In practice, the gateway and device profile must match the frequency plan that host is intended for—for US915 typically us1.ns.fireflyiot.com, for EU868 fireflyiot.com. A host name on its own does not enforce the plan; the target, gateway, and end device must all follow the same intended plan for that region.
| Frequency plan | Network server host (UDP, port 1700) | Public cloud (per Firefly manual) |
|---|---|---|
| EU868 | fireflyiot.com |
Europe / Frankfurt |
| US915 | us1.ns.fireflyiot.com |
US West |
| AU915 | br1.ns.fireflyiot.com |
South America / São Paulo |
| IN865 | in1.ns.fireflyiot.com |
India / Mumbai |
| AS923 | sg1.ns.fireflyiot.com |
Asia Pacific / Singapore |
| CN470 | cn1.ns.fireflyiot.com |
Asia Pacific / Hong Kong |
| KR920 | kr1.ns.fireflyiot.com |
Asia Pacific / Seoul |
Impact on operations and troubleshooting
When the frequency plan or address does not fit, common symptoms include:
- no or too few uplinks
- inconsistent downlinks
- gateways that look connected but carry no usable traffic
- join problems
Checks should always cover together:
- Firefly region
- gateway configuration
- device profile
- target address and port
- SaaS vs self-hosted environment
Common questions
Is US915 always tied to us1.ns.fireflyiot.com?

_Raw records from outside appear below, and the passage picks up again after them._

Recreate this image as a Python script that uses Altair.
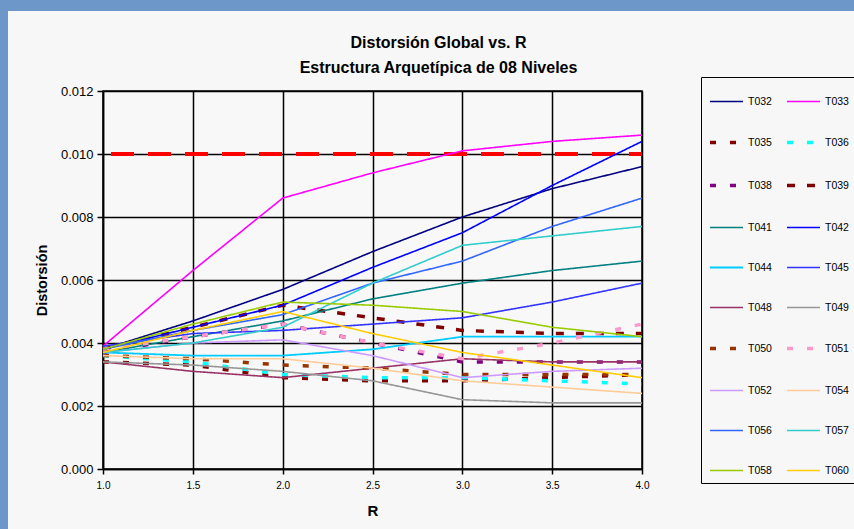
import altair as alt
import pandas as pd

# ---------------- data ----------------
R = [1.0, 1.5, 2.0, 2.5, 3.0, 3.5, 4.0]

series = ["T032", "T033", "T035", "T036", "T038", "T039", "T041", "T042", "T044", "T045",
          "T048", "T049", "T050", "T051", "T052", "T054", "T056", "T057", "T058", "T060"]

T032 = [0.0038, 0.0047, 0.0057, 0.0069, 0.0080, 0.0089, 0.0096]
T033 = [0.0039, 0.0063, 0.0086, 0.0094, 0.0101, 0.0104, 0.0106]
T035 = [0.0034, 0.0033, 0.0029, 0.0028, 0.0028, 0.0029, 0.0030]
T036 = [0.0036, 0.0034, 0.0030, 0.0029, 0.0029, 0.0028, 0.0027]
T038 = [0.0037, 0.0042, 0.0046, 0.0040, 0.0034, 0.0034, 0.0034]
T039 = [0.0038, 0.0045, 0.0052, 0.0048, 0.0044, 0.0043, 0.0043]
T041 = [0.0037, 0.0042, 0.0047, 0.0054, 0.0059, 0.0063, 0.0066]
T042 = [0.0038, 0.0045, 0.0052, 0.0064, 0.0075, 0.0090, 0.0104]
T044 = [0.0037, 0.0036, 0.0036, 0.0038, 0.0042, 0.0042, 0.0042]
T045 = [0.0039, 0.0043, 0.0044, 0.0046, 0.0048, 0.0053, 0.0059]
T048 = [0.0034, 0.0031, 0.0029, 0.0032, 0.0035, 0.0034, 0.0034]
T049 = [0.0034, 0.0033, 0.0031, 0.0028, 0.0022, 0.0021, 0.0021]
T050 = [0.0036, 0.0035, 0.0033, 0.0032, 0.0030, 0.0030, 0.0030]
T051 = [0.0038, 0.0042, 0.0046, 0.0040, 0.0035, 0.0040, 0.0046]
T052 = [0.0037, 0.0040, 0.0041, 0.0036, 0.0029, 0.0031, 0.0032]
T054 = [0.0036, 0.0035, 0.0035, 0.0032, 0.0028, 0.0026, 0.0024]
T056 = [0.0038, 0.0044, 0.0049, 0.0059, 0.0066, 0.0077, 0.0086]
T057 = [0.0037, 0.0040, 0.0045, 0.0059, 0.0071, 0.0074, 0.0077]
T058 = [0.0038, 0.0046, 0.0053, 0.0052, 0.0050, 0.0045, 0.0042]
T060 = [0.0037, 0.0044, 0.0050, 0.0043, 0.0037, 0.0033, 0.0029]

series_values = [T032, T033, T035, T036, T038, T039, T041, T042, T044, T045,
                 T048, T049, T050, T051, T052, T054, T056, T057, T058, T060]

limit_R = [1.0, 4.0]
limit_value = [0.010, 0.010]

x_ticks = [1.0, 1.5, 2.0, 2.5, 3.0, 3.5, 4.0]
y_ticks = [0.000, 0.002, 0.004, 0.006, 0.008, 0.010, 0.012]

# ---------------- styles ----------------
colors = ["#000080", "#ff00ff", "#800000", "#00ffff", "#800080", "#800000", "#008080", "#0000ff",
          "#00ccff", "#3333ff", "#993366", "#969696", "#993300", "#ff99cc", "#cc99ff", "#ffcc99",
          "#3366ff", "#33cccc", "#99cc00", "#ffcc00"]
SOLID = [1, 0]
DOT = [6, 14]
dashes = [SOLID, SOLID, DOT, DOT, DOT, [8, 12], SOLID, SOLID, SOLID, SOLID,
          SOLID, SOLID, DOT, DOT, SOLID, SOLID, SOLID, SOLID, SOLID, SOLID]
widths = [1.6, 1.6, 3.5, 3.5, 3.5, 3.5, 1.6, 1.6, 1.8, 1.6,
          1.6, 1.6, 3.5, 3.5, 1.6, 1.6, 1.6, 1.6, 1.6, 1.6]

FONT = "Liberation Sans"

rows = []
for name, vals in zip(series, series_values):
    for r, v in zip(R, vals):
        rows.append({"R": r, "Distorsion": v, "Serie": name})
df = pd.DataFrame(rows)

limit_df = pd.DataFrame({"R": limit_R, "Distorsion": limit_value})
frame_df = pd.DataFrame({"k": [0]})

x_enc = alt.X("R:Q",
              scale=alt.Scale(domain=[1, 4], nice=False, zero=False),
              axis=alt.Axis(values=x_ticks, format=".1f", title="R", labelFontSize=10,
                            labelFlush=False, labelOverlap=False, labelPadding=6, tickSize=5,
                            titleFontSize=15, titlePadding=13))
y_enc = alt.Y("Distorsion:Q",
              scale=alt.Scale(domain=[0, 0.012], nice=False),
              axis=alt.Axis(values=y_ticks, format=".3f", title="Distorsión", labelFontSize=13,
                            labelPadding=4, tickSize=6, titleFontSize=14.5, titlePadding=11))

# decorative window frame (blue strips at top and left)
frame_top = alt.Chart(frame_df).mark_rect(color="#6e97c9").encode(
    x=alt.value(-103), x2=alt.value(751), y=alt.value(-91), y2=alt.value(-80))
frame_left = alt.Chart(frame_df).mark_rect(color="#6e97c9").encode(
    x=alt.value(-103), x2=alt.value(-95), y=alt.value(-91), y2=alt.value(438))

limit = alt.Chart(limit_df).mark_line(color="#ff0000", strokeWidth=4, strokeDash=[23, 14],
                                      strokeDashOffset=29).encode(x=x_enc, y=y_enc)

lines = alt.Chart(df).mark_line().encode(
    x=x_enc,
    y=y_enc,
    color=alt.Color("Serie:N", scale=alt.Scale(domain=series, range=colors),
                    legend=alt.Legend(title=None, orient="none", legendX=598, legendY=-14,
                                      direction="horizontal",
                                      columns=2, symbolType="stroke", symbolSize=1089,
                                      labelFontSize=10.5, labelFont=FONT, labelOffset=3,
                                      columnPadding=8, rowPadding=17, padding=7,
                                      strokeColor="black")),
    strokeDash=alt.StrokeDash("Serie:N", scale=alt.Scale(domain=series, range=dashes)),
    strokeWidth=alt.StrokeWidth("Serie:N", scale=alt.Scale(type="ordinal", domain=series, range=widths)),
)

chart = alt.layer(frame_top, frame_left, limit, lines).properties(
    width=539, height=378,
    padding={"left": 103, "top": 91, "right": 212, "bottom": 60},
    autosize=alt.AutoSizeParams(type="none"),
    background="#f7f7f7",
    title=alt.TitleParams(["Distorsión Global vs. R", "Estructura Arquetípica de 08 Niveles"],
                          font=FONT, fontSize=16, fontWeight="bold", lineHeight=25,
                          anchor="middle", frame="group", dx=66, dy=76, offset=0, color="black"),
).configure_axis(
    grid=True, gridColor="black", gridWidth=1.5, domainColor="black", domainWidth=1.5,
    tickColor="black", tickWidth=1.5, labelColor="black", titleColor="black",
    labelFont=FONT, titleFont=FONT, titleFontWeight="bold",
).configure_view(stroke="black", strokeWidth=1.5, fill="#f8f8f8")

chart.save("out.html", embed_options={"renderer": "svg", "actions": False})
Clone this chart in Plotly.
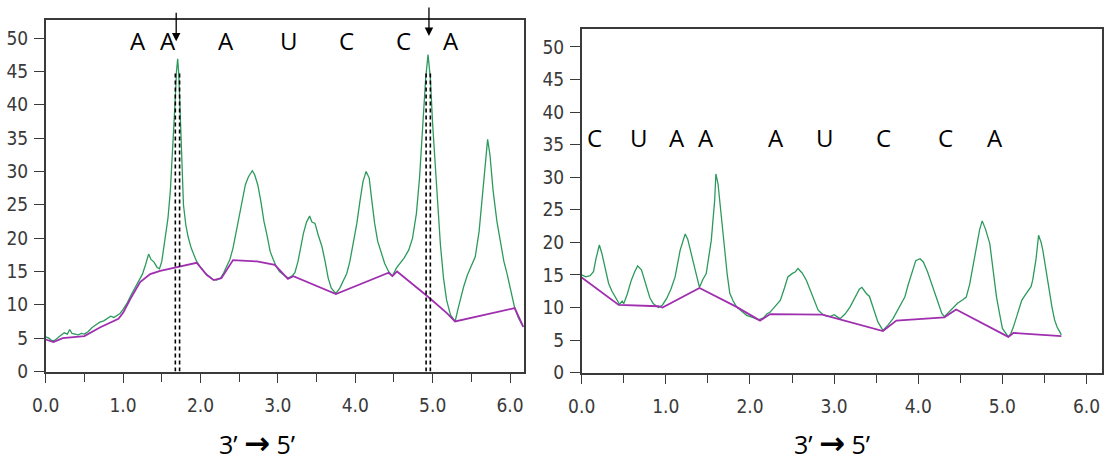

In the public Firefly cloud, that pairing is the intended and documented US915 mapping for that host. The DNS name does not technically enforce the plan—what matters is the configuration of the network server that is actually reached and that target, gateway, and devices all match the intended plan. In self-hosted environments other hostnames can serve the same role; there the deployment configuration decides, not the fixed SaaS name.
Datasheets list several LoRa regions—which one is relevant for a live deployment?
What matters is the channel plan and region you have actually configured and run in production—not every region the device could support on paper. Keep the device profile, gateway settings, and the Firefly target / frequency context aligned to that same real configuration.
Why does a gateway receive packets but still behave inconsistently?
In many cases, the frequency plan does not fully match the Firefly region, or the gateway is sending to the wrong address or environment (SaaS vs self-hosted). See Impact on operations and troubleshooting.